This Museum Highlight was painted in 1899 and the view remains fairly unchanged. The Hospitium and many of Reading's buildings are still as popular as ever with artists, capturing Reading's great variety. For more current members impressions' visit our Online Exhibition "Celebrating our Town – Discover Reading" [Highlighted: Feb 2021]
The building that once was Reading Abbey's Hospitium of St John the Baptist, a "guest house" or dormitory for visiting pilgrims, is today tucked away behind the Town Hall and surrounding office blocks. This watercolour from 1899 shows the view across St Lawrence's Churchyard. Founded in 1189 by Abbot Hugh II a much larger building stood on this site.

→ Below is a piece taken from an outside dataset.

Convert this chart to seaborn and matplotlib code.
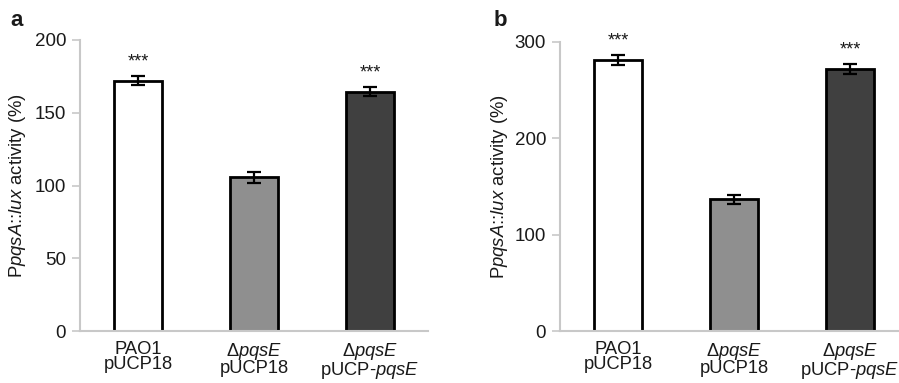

The section that still remains was rebuilt in the 15th century and used as a grammar school for boys. In the walls of flint and limestone you can see traces of stonework presumably salvaged from the dissolved Abbey ruins. Over time the building has seen many uses, mostly as various places of education and is currently home to a nursery. When this watercolour was painted the building was being used by University College, Reading as an extension to its ever growing Science and Art departments.
The Reading Museum has several works by the artist Herbert Beecroft from the late 19th century, many like this showing views of Reading streets and buildings.
Lawrence Herbert Beecroft was born in Reading in 1864, the son of Joseph John Beecroft (1838-1906) an artist and printer, they lived in 1881 at 24 Market Place, Reading. Herbert Beecroft, as he was to be known, later set up as a portrait painter and caricaturist entertainer in his home town and also London before emigrating to Australia in 1905 in his early 40s. There he did similar works, but also produced religious paintings.
He had already been living in Australia for many years when he is surprisingly listed as a member of the Reading Guild of Artists. In 1933 he exhibited three miniatures of Australian landscape and a work called 'Bail Up' and in 1934 he exhibited 'The Lord Turned and Looked upon Peter – and Peter Remembered'. It is unknown through whom the connection with the RGA was made.
The National Museum of Australia has several of his Australian landscapes in their collection. He is described as a 20th century Sydney painter, miniaturist and postcard artist.